[START]

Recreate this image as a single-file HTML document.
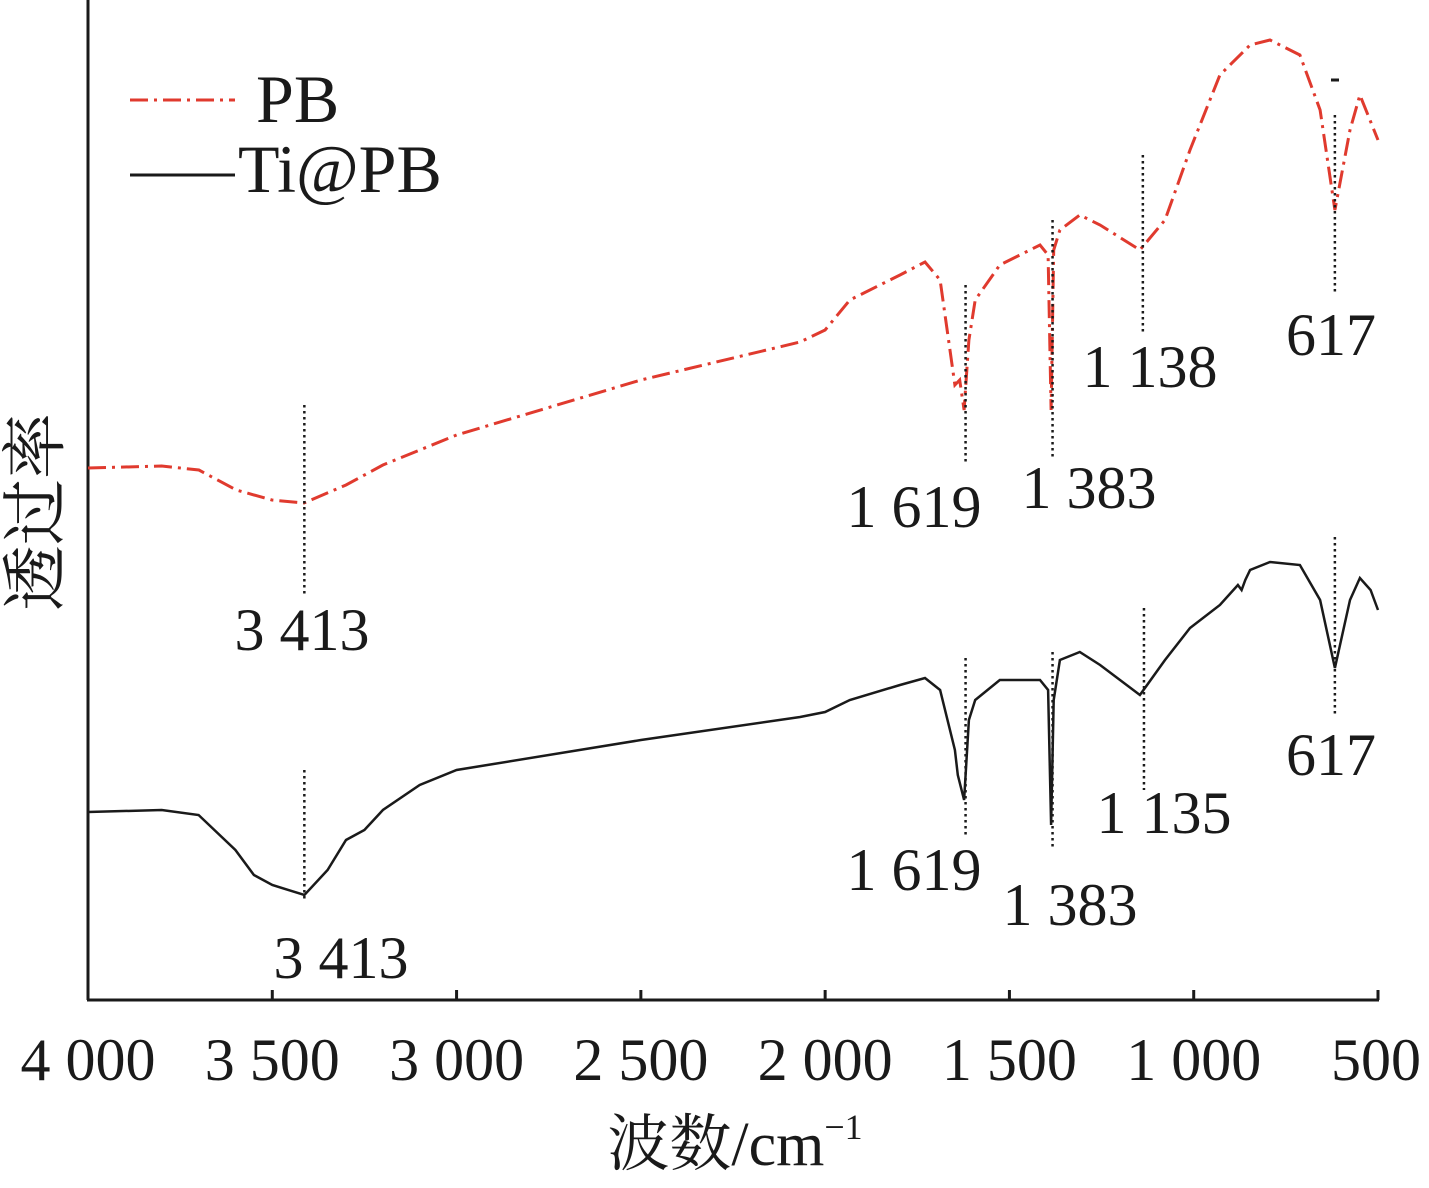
<!DOCTYPE html>
<html><head><meta charset="utf-8"><style>
html,body{margin:0;padding:0;background:#fff;}
svg{display:block;}
text{font-family:"Liberation Serif","Noto Serif CJK SC",serif;fill:#1a1a1a;}
</style></head><body>
<svg width="1429" height="1188" viewBox="0 0 1429 1188">
<g id="axes"></g>
<g id="series"></g>
<g id="annots"></g>
<g>
  <line x1="130" y1="100" x2="235" y2="100" stroke="#e03a2e" stroke-width="3" stroke-dasharray="18,6,3,6"/>
  <text x="256" y="122" font-size="68">PB</text>
  <line x1="130" y1="175" x2="235" y2="175" stroke="#1a1a1a" stroke-width="3"/>
  <text x="238" y="192" font-size="68">Ti@PB</text>
</g>
<line x1="1331" y1="80" x2="1339" y2="80" stroke="#1a1a1a" stroke-width="3"/>
<text x="735" y="1165" font-size="62" text-anchor="middle">波数/cm<tspan font-size="36" dy="-26">−1</tspan></text>
<text transform="translate(58,512) rotate(-90)" font-size="66" text-anchor="middle">透过率</text>
</svg>
<script>
const xTicks=[4000,3500,3000,2500,2000,1500,1000,500];
const xTickLabels=["4 000","3 500","3 000","2 500","2 000","1 500","1 000","500"];
const pbWn=[4000,3800,3699,3598,3501,3414,3300,3200,3000,2500,2068,2000,1933,1797,1729,1688,1648,1635,1623,1610,1593,1526,1417,1395,1387,1380,1363,1309,1254,1146,1078,1010,929,847,793,712,657,617,576,549,500];
const pbT=[53.2,53.4,53.0,51.0,50.0,49.7,51.5,53.5,56.5,62,65.8,67,70,72.5,73.8,72,61.5,62,59,66,70,73.5,75.5,74.5,59,75,77,78.5,77.5,75,78,85,92.5,95.5,96,94.5,89,79,87,90.5,86];
const tiWn=[4000,3800,3700,3600,3550,3500,3413,3350,3300,3250,3200,3100,3000,2500,2068,2000,1933,1797,1729,1688,1648,1640,1623,1610,1593,1526,1417,1395,1387,1380,1363,1309,1254,1146,1078,1010,929,880,870,860,847,793,712,657,617,576,549,520,500];
const tiT=[18.8,19,18.5,15,12.5,11.5,10.5,13,16,17,19,21.5,23,26,28.3,28.8,30,31.5,32.2,31,25,22.5,20,28,30,32,32,31,17.5,30,34,34.8,33.5,30.5,34,37.2,39.5,41.5,41,42,43,43.8,43.5,40,33.2,40,42.2,41,39];
const peaksPB=[{wn:3413,label:"3 413",y0:40.5,y1:59.5,lx:302,ly:650},{wn:1619,label:"1 619",y0:53.5,y1:71.5,lx:914,ly:527},{wn:1383,label:"1 383",y0:54,y1:78,lx:1089,ly:508},{wn:1138,label:"1 138",y0:66.5,y1:84.5,lx:1150,ly:387},{wn:617,label:"617",y0:70.5,y1:88.5,lx:1331,ly:355}];
const peaksTi=[{wn:3413,label:"3 413",y0:10,y1:23,lx:341,ly:978},{wn:1619,label:"1 619",y0:16.5,y1:34.2,lx:914,ly:890},{wn:1383,label:"1 383",y0:15,y1:34.8,lx:1070,ly:925},{wn:1135,label:"1 135",y0:21,y1:39.2,lx:1164,ly:833},{wn:617,label:"617",y0:28.5,y1:46.3,lx:1331,ly:775}];
const X0=88,X1=1378,Y0=1000,Y1=0;
function sx(w){return X0+(4000-w)/3500*(X1-X0);}
function sy(t){return Y0-(t/100)*(Y0-Y1);}
const NS="http://www.w3.org/2000/svg";
function mk(tag,attrs,parent){const e=document.createElementNS(NS,tag);for(const k in attrs)e.setAttribute(k,attrs[k]);parent.appendChild(e);return e;}
const axes=document.getElementById('axes');
let a=mk('line',{x1:X0,y1:0,x2:X0,y2:Y0,stroke:'#1a1a1a','stroke-width':3},axes);


a=mk('line',{x1:X0-1,y1:Y0,x2:X1+1,y2:Y0,stroke:'#1a1a1a','stroke-width':3},axes);


xTicks.forEach((w,i)=>{
  const t=mk('line',{x1:sx(w),y1:Y0,x2:sx(w),y2:Y0-10,stroke:'#1a1a1a','stroke-width':3},axes);
  
  
  const l=mk('text',{x:i==xTicks.length-1?sx(w)-2:sx(w),y:1080,'font-size':60,'text-anchor':'middle'},axes);
  l.textContent=xTickLabels[i];
  
  
});
const ser=document.getElementById('series');
function path(wn,t){return wn.map((w,i)=>(i?'L':'M')+sx(w).toFixed(1)+','+sy(t[i]).toFixed(1)).join(' ');}
let p=mk('path',{d:path(pbWn,pbT),fill:'none',stroke:'#e03a2e','stroke-width':3,'stroke-dasharray':'18,6,3,6'},ser);


p=mk('path',{d:path(tiWn,tiT),fill:'none',stroke:'#1a1a1a','stroke-width':2.5},ser);


const an=document.getElementById('annots');
[peaksPB,peaksTi].forEach(arr=>arr.forEach(pk=>{
  const l=mk('line',{x1:sx(pk.wn),x2:sx(pk.wn),y1:sy(pk.y1),y2:sy(pk.y0),stroke:'#1a1a1a','stroke-width':2.5,'stroke-dasharray':'2.5,3.5'},an);
  
  
  const t=mk('text',{x:pk.lx,y:pk.ly,'font-size':60,'text-anchor':'middle'},an);
  t.textContent=pk.label;
  
  
}));
</script>
</body></html>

[END]

Tally up the lines in the preceding listing that contain the string "document". Respond with the number and nothing else.

◆ **COMPLETE RESPONSE**: 5